Code that draws figures:
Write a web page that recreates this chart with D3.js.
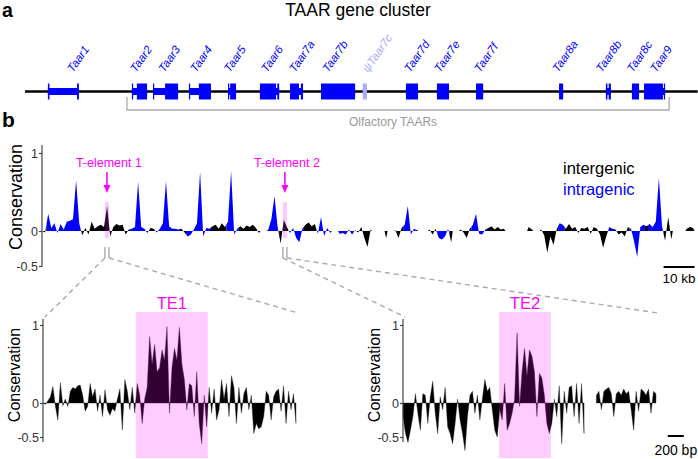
<!DOCTYPE html>
<html><head><meta charset="utf-8">
<script src="https://cdn.jsdelivr.net/npm/d3@7"></script>
<style>
body{margin:0;background:#fff}
svg text{font-family:"Liberation Sans",Arial,Helvetica,sans-serif}
</style>
</head><body>
<svg id="chart" width="698" height="459"></svg>
<script>
// ---------- Panel a: gene cluster (positions in kb) ----------
const geneNames = ["Taar1","Taar2","Taar3","Taar4","Taar5","Taar6","Taar7a","Taar7b","ψTaar7c","Taar7d","Taar7e","Taar7f","Taar8a","Taar8b","Taar8c","Taar9"];
const geneStart = [1.9,29.0,35.8,47.4,60.0,70.3,80.0,90.0,103.5,117.4,127.4,140.0,166.8,181.9,190.3,194.2];
const geneEnd   = [11.9,33.9,43.9,54.5,62.6,76.5,84.2,101.0,104.8,121.3,131.3,142.3,168.1,183.5,192.6,201.0];
const geneExons = [[[1.9,2.4],[11.3,11.9]],[[29.0,29.4],[30.6,33.9]],[[35.8,36.1],[39.7,43.9]],[[47.4,47.7],[50.6,54.5]],
  [[60.0,60.3],[60.7,62.6]],[[70.3,75.5],[75.9,76.5]],[[80.0,82.9],[83.5,84.2]],[[90.0,101.0]],[[103.5,104.8]],
  [[117.4,121.3]],[[127.4,131.3]],[[140.0,142.3]],[[166.8,168.1]],[[181.9,182.4],[182.8,183.5]],[[190.3,192.6]],
  [[194.2,200.3],[200.6,201.0]]];
const geneLabelAt = [10.0,30.3,39.4,49.7,60.6,72.6,81.6,92.3,105.2,118.7,128.4,141.3,166.5,180.6,190.6,198.1];
const pseudoGenes = ["ψTaar7c"];
const olfactoryRange = [27.4, 202.3];

// ---------- Panel b top: conservation per 1 kb ----------
const topValues = [
 0,-0.02,0.22,0.04,0.1,-0.03,0.09,0.02,0.12,0.13,
 0.15,0.65,0.1,-0.06,0.04,-0.05,0.12,0.03,0.06,0.08,
 0.05,0.32,-0.08,0.05,0.09,0.07,0.08,-0.05,0.02,0.03,
 0.05,0.63,0.05,0.03,-0.03,0.04,0.03,-0.02,0.03,0.1,
 0.64,0.06,0.03,0.03,0.02,0.03,-0.02,-0.08,-0.05,0.02,
 0.1,0.76,-0.08,0.04,0.03,0.06,0.08,0.03,0.1,0.05,
 0.12,0.77,-0.05,0.03,0.06,0.03,0.07,0.05,0.08,0.04,
 -0.03,null,null,0.02,0.15,0.45,0.05,-0.18,0.14,0.05,
 -0.03,0.04,-0.1,-0.16,0.03,0.08,0.11,0.06,0.09,-0.04,
 0.18,-0.07,0.04,-0.03,null,null,-0.04,-0.03,-0.05,0.02,
 -0.05,0.01,-0.02,0.05,-0.1,-0.23,0.02,null,null,null,
 null,-0.1,null,null,0.01,-0.1,0.04,0.08,0.32,-0.05,
 0.03,0.01,null,null,null,0.02,-0.05,0.03,-0.1,-0.12,
 -0.08,0.03,-0.16,null,null,0.02,-0.02,-0.1,0.03,0.08,
 0.22,-0.04,-0.05,0.02,0.04,0.06,0.02,0.05,0.02,0.03,
 null,null,null,null,null,null,null,0.05,0.02,null,
 null,0.02,-0.06,-0.31,-0.08,-0.2,0.02,0.1,0.08,0.03,
 0.09,0.03,0.05,-0.03,0.04,0.03,0.05,-0.04,0.05,0.03,
 -0.05,-0.24,-0.08,0.05,0.03,0.02,-0.05,-0.02,-0.08,0.05,
 0.03,-0.15,-0.37,0.05,0.08,0.06,0.09,0.05,0.12,0.68,
 0.06,-0.14,0.18,-0.12,null,null,null,null,0.03,0.05,0.04];
// k = intergenic, b = intragenic, - = no data
const topTypes =
 "kkbbbbbbbb"+"bbbkkkkkkk"+"kkkkkkkkkb"+"bbbbbkkbbb"+"bbbbbkkbbb"+
 "bbbbbkkkkk"+"bbbbkkkkkk"+"k--bbbbkkk"+"bbbbbkkkkb"+"bbbb--bbbb"+
 "bkkkkkk---"+"-k--kkkbbb"+"bk---kkkbb"+"bbk--kkkkb"+"bbbbkkkkkk"+
 "-------kk-"+"-kkkkkkbbk"+"kkkkkkkkkk"+"kkkbbkkkkk"+"bbbbbkbbbb"+"bkkk----kkk";
const teTop = [[20.3,21.6],[77.7,79.0]];
const teNames = ["T-element 1","T-element 2"];

// ---------- Panel b bottom: zoomed T-elements (31 bp per sample) ----------
const te1Values = [
 0,-0.02,0.03,0.08,0.21,-0.05,-0.25,0.26,-0.04,0.05,
 -0.05,0.15,0.2,0.18,0.22,0.23,0.1,-0.12,-0.05,0.25,
 0.08,0.18,-0.12,0.1,-0.2,0.17,-0.1,-0.18,-0.08,-0.12,
 0.05,0.18,-0.4,0.3,0.15,-0.1,0.2,-0.15,0.25,0.1,
 -0.3,0.05,0.2,0.85,0.5,0.75,0.4,0.45,0.68,0.55,
 0.98,-0.15,0.45,0.7,0.55,0.97,0.5,0.3,-0.1,0.25,
 0.22,-0.2,0.4,-0.3,-0.6,0.1,-0.35,0.2,-0.15,0.18,
 -0.25,-0.1,0.3,0.05,0.25,-0.2,0.35,0.2,-0.3,0.2,
 -0.15,0.12,0.2,-0.1,0.1,-0.45,-0.3,-0.38,-0.35,-0.2,
 0.15,0.1,-0.25,0.08,0.15,0.18,-0.12,0.22,-0.3,0.15,
 -0.1,0.12,-0.3];
const te2Values = [
 -0.2,-0.45,-0.58,-0.4,-0.2,0.12,-0.15,-0.4,0.12,0.1,
 -0.3,0.08,0.28,-0.15,-0.45,0.08,-0.1,0.2,-0.35,-0.45,
 -0.6,-0.3,0.05,-0.25,-0.45,-0.7,-0.2,0.1,0.15,-0.15,
 0.1,-0.25,0.05,0.3,0.15,0.2,-0.1,-0.4,-0.5,-0.1,
 -0.25,0.25,-0.4,-0.3,-0.15,0.05,0.9,-0.05,0.4,0.7,
 0.35,0.68,0.6,0.4,-0.2,0.38,0.32,0.1,-0.3,-0.45,
 -0.3,0.05,-0.2,0.22,-0.6,0.15,-0.15,0.2,0.22,-0.2,
 0.25,-0.3,0.25,-0.45,null,null,null,null,0.1,0.15,
 -0.1,0.15,0.18,0.2,0.12,-0.2,0.12,0.15,0.1,0.18,
 0.12,0.15,-0.1,-0.4,0.15,-0.12,0.18,0.15,0.1,0.18,
 -0.15,0.15,0.12];
const te1Box = [1160, 2060];
const te2Box = [1200, 1850];
const zoomNames = ["TE1","TE2"];
const yTicks = [-0.5, 0, 1];
const bpStep = 31;

// ---------- drawing ----------
const svg = d3.select("#chart");
const BLUE = "#0000ff", MAG = "#ff00ff", GRAY = "#aaaaaa";

// panel letters & title
svg.append("text").attr("x",2).attr("y",17).attr("font-size",19.5).attr("font-weight","bold").text("a");
svg.append("text").attr("x",2).attr("y",127).attr("font-size",21).attr("font-weight","bold").text("b");
svg.append("text").attr("x",358).attr("y",16).attr("font-size",17.5).attr("text-anchor","middle").text("TAAR gene cluster");

const x = d3.scaleLinear().domain([0,210]).range([42,693]);
const trackY = 91.5;
svg.append("line").attr("x1",x(-5.5)).attr("x2",x(211.5)).attr("y1",trackY).attr("y2",trackY)
  .attr("stroke","#000").attr("stroke-width",2.6);

geneNames.forEach((name,i)=>{
  const col = pseudoGenes.includes(name) ? "#a9a9ff" : BLUE;
  const g = svg.append("g");
  g.append("rect").attr("x",x(geneStart[i])).attr("width",x(geneEnd[i])-x(geneStart[i]))
    .attr("y",trackY-3.5).attr("height",7).attr("fill",col);
  geneExons[i].forEach(e=>{
    g.append("rect").attr("x",x(e[0])).attr("width",Math.max(1.2,x(e[1])-x(e[0])))
      .attr("y",trackY-8).attr("height",16).attr("fill",col);
  });
  g.append("text").attr("transform",`translate(${x(geneLabelAt[i])},73) rotate(-55)`)
    .attr("font-size",11.5).attr("font-style","italic").attr("fill",col).text(name);
});
// olfactory bracket
svg.append("path").attr("d",`M${x(olfactoryRange[0])},97V110H${x(olfactoryRange[1])}V97`)
  .attr("fill","none").attr("stroke",GRAY).attr("stroke-width",1.3);
svg.append("text").attr("x",393).attr("y",126).attr("font-size",12).attr("fill","#999")
  .attr("text-anchor","middle").text("Olfactory TAARs");

// ---- top conservation track ----
const yT = d3.scaleLinear().domain([-0.5,0,1]).range([266,231,153]);
const types = topTypes.split("");
const runs = [];
for (let i=0;i<topValues.length;i++){
  const v = topValues[i];
  if (v===null) continue;
  const prev = i>0 ? topValues[i-1] : null;
  const next = i<topValues.length-1 ? topValues[i+1] : null;
  if (prev===null || types[i-1]!==types[i]) {
    const run = {type:types[i], pts:[]};
    run.pts.push(prev===null ? [i-0.5,0] : [i-0.5,(prev+v)/2]);
    runs.push(run);
  }
  const run = runs[runs.length-1];
  run.pts.push([i,v]);
  if (next===null || types[i+1]!==types[i]) run.pts.push(next===null ? [i+0.5,0] : [i+0.5,(v+next)/2]);
}
const areaT = d3.area().x(d=>x(d[0])).y0(yT(0)).y1(d=>yT(d[1]));
svg.append("g").selectAll("path").data(runs).join("path")
  .attr("d",d=>areaT(d.pts)).attr("fill",d=>d.type==="b"?BLUE:"#000");

// axis
function yAxis(scale, xPos, top, bottom, fs){
  const g = svg.append("g").attr("transform",`translate(${xPos},0)`)
    .call(d3.axisLeft(scale).tickValues(yTicks).tickSize(3).tickSizeOuter(0)
      .tickFormat(d=>d===-0.5?"-0.5":d3.format("d")(d)));
  g.select(".domain").remove();
  g.append("line").attr("y1",top).attr("y2",bottom).attr("stroke","#444").attr("stroke-width",1.2);
  g.selectAll(".tick line").attr("stroke","#444").attr("stroke-width",1.2);
  g.selectAll(".tick text").attr("font-size",fs).attr("fill","#333").attr("x",-4)
    .style("font-family","'Liberation Sans',Arial,sans-serif");
}
yAxis(yT, 42, 145, 267, 12.5);
svg.append("text").attr("transform","translate(22,197) rotate(-90)").attr("text-anchor","middle")
  .attr("font-size",18).text("Conservation");

// TE highlights + arrows + labels
teTop.forEach((t,i)=>{
  const cx = x((t[0]+t[1])/2);
  svg.append("rect").attr("x",x(t[0])).attr("width",x(t[1])-x(t[0])).attr("y",yT(0.37)).attr("height",yT(-0.1)-yT(0.37))
    .attr("fill",MAG).attr("opacity",0.22);
  svg.append("line").attr("x1",cx).attr("x2",cx).attr("y1",172).attr("y2",187).attr("stroke",MAG).attr("stroke-width",1.6);
  svg.append("path").attr("d",`M${cx-3.5},185L${cx+3.5},185L${cx},193Z`).attr("fill",MAG);
  svg.append("text").attr("x",cx+2).attr("y",166.5).attr("text-anchor","middle").attr("font-size",12.5)
    .attr("fill",MAG).text(teNames[i]);
  [t[0],t[1]].forEach(p=>{
    svg.append("line").attr("x1",x(p)).attr("x2",x(p)).attr("y1",247).attr("y2",258)
      .attr("stroke",GRAY).attr("stroke-width",1.4);
  });
});

// legend
svg.append("text").attr("x",563).attr("y",174).attr("font-size",16.5).attr("fill","#000").text("intergenic");
svg.append("text").attr("x",563).attr("y",195).attr("font-size",16.5).attr("fill",BLUE).text("intragenic");
// 10 kb scale bar
svg.append("line").attr("x1",x(200.5)).attr("x2",x(210.5)).attr("y1",267).attr("y2",267).attr("stroke","#000").attr("stroke-width",2);
svg.append("text").attr("x",x(205.5)).attr("y",283).attr("text-anchor","middle").attr("font-size",13.5).text("10 kb");

// ---- bottom zoom panels ----
const yB = d3.scaleLinear().domain([-0.5,0,1]).range([437,403,325]);
const panels = [
  {vals:te1Values, box:te1Box, x0:43, te:teTop[0], cornerL:[45,317], cornerR:[298,313], labelX:15},
  {vals:te2Values, box:te2Box, x0:403, te:teTop[1], cornerL:[405,317], cornerR:[658,313], labelX:375}
];
panels.forEach((p,k)=>{
  const xb = d3.scaleLinear().domain([0,3200]).range([p.x0, p.x0+256]);
  svg.append("line").attr("x1",x(p.te[0])).attr("y1",258).attr("x2",p.cornerL[0]).attr("y2",p.cornerL[1])
    .attr("stroke",GRAY).attr("stroke-width",1.4).attr("stroke-dasharray","5,4");
  svg.append("line").attr("x1",x(p.te[1])).attr("y1",258).attr("x2",p.cornerR[0]).attr("y2",p.cornerR[1])
    .attr("stroke",GRAY).attr("stroke-width",1.4).attr("stroke-dasharray","5,4");
  const area = d3.area().defined(d=>d!==null).x((d,i)=>xb(i*bpStep)).y0(yB(0)).y1(d=>yB(d));
  svg.append("path").attr("d",area(p.vals)).attr("fill","#000").attr("stroke","#222").attr("stroke-width",0.4);
  svg.append("rect").attr("x",xb(p.box[0])).attr("width",xb(p.box[1])-xb(p.box[0])).attr("y",312).attr("height",146)
    .attr("fill",MAG).attr("opacity",0.2);
  svg.append("text").attr("x",(xb(p.box[0])+xb(p.box[1]))/2).attr("y",309).attr("text-anchor","middle")
    .attr("font-size",16.5).attr("fill",MAG).text(zoomNames[k]);
  yAxis(yB, p.x0, 319, 442, 12.5);
  svg.append("text").attr("transform",`translate(${p.labelX+5},375) rotate(-90)`).attr("text-anchor","middle")
    .attr("font-size",16).text("Conservation");
});
// 200 bp scale bar
const xs = d3.scaleLinear().domain([0,3200]).range([403,659]);
svg.append("line").attr("x1",xs(3310)).attr("x2",xs(3510)).attr("y1",436).attr("y2",436).attr("stroke","#000").attr("stroke-width",2);
svg.append("text").attr("x",xs(3410)).attr("y",455).attr("text-anchor","middle").attr("font-size",14).text("200 bp");
</script>
</body></html>
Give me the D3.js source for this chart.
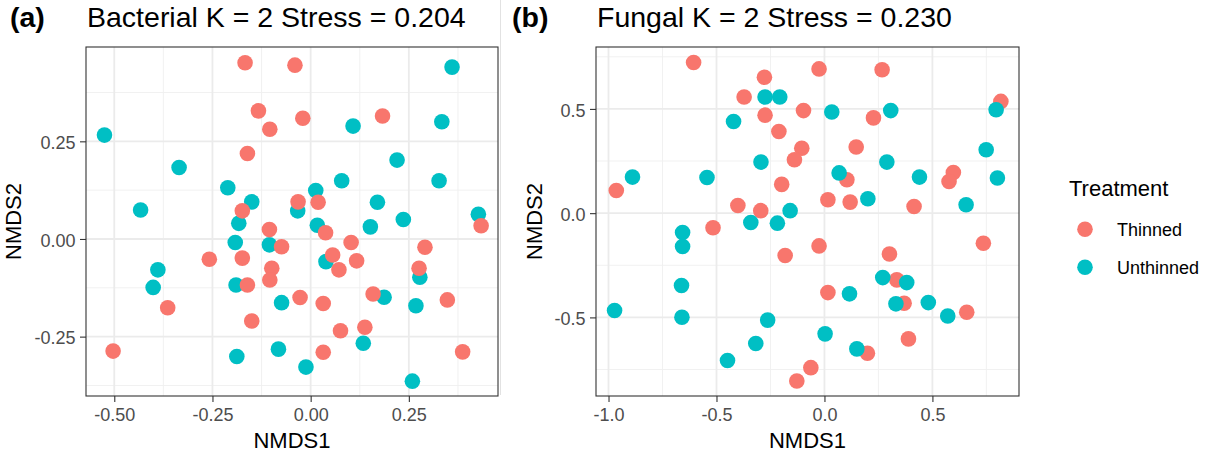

* [Work to complete]:
Leave the pictures out and please restate exactly the lines running from the start of the material through the one with "const olfactoryRange = [27.4, 202.3];".

* [Written reply]:
Write a web page that recreates this chart with D3.js.
<!DOCTYPE html>
<html><head><meta charset="utf-8">
<script src="https://cdn.jsdelivr.net/npm/d3@7"></script>
<style>
body{margin:0;background:#fff}
svg text{font-family:"Liberation Sans",Arial,Helvetica,sans-serif}
</style>
</head><body>
<svg id="chart" width="698" height="459"></svg>
<script>
// ---------- Panel a: gene cluster (positions in kb) ----------
const geneNames = ["Taar1","Taar2","Taar3","Taar4","Taar5","Taar6","Taar7a","Taar7b","ψTaar7c","Taar7d","Taar7e","Taar7f","Taar8a","Taar8b","Taar8c","Taar9"];
const geneStart = [1.9,29.0,35.8,47.4,60.0,70.3,80.0,90.0,103.5,117.4,127.4,140.0,166.8,181.9,190.3,194.2];
const geneEnd   = [11.9,33.9,43.9,54.5,62.6,76.5,84.2,101.0,104.8,121.3,131.3,142.3,168.1,183.5,192.6,201.0];
const geneExons = [[[1.9,2.4],[11.3,11.9]],[[29.0,29.4],[30.6,33.9]],[[35.8,36.1],[39.7,43.9]],[[47.4,47.7],[50.6,54.5]],
  [[60.0,60.3],[60.7,62.6]],[[70.3,75.5],[75.9,76.5]],[[80.0,82.9],[83.5,84.2]],[[90.0,101.0]],[[103.5,104.8]],
  [[117.4,121.3]],[[127.4,131.3]],[[140.0,142.3]],[[166.8,168.1]],[[181.9,182.4],[182.8,183.5]],[[190.3,192.6]],
  [[194.2,200.3],[200.6,201.0]]];
const geneLabelAt = [10.0,30.3,39.4,49.7,60.6,72.6,81.6,92.3,105.2,118.7,128.4,141.3,166.5,180.6,190.6,198.1];
const pseudoGenes = ["ψTaar7c"];
const olfactoryRange = [27.4, 202.3];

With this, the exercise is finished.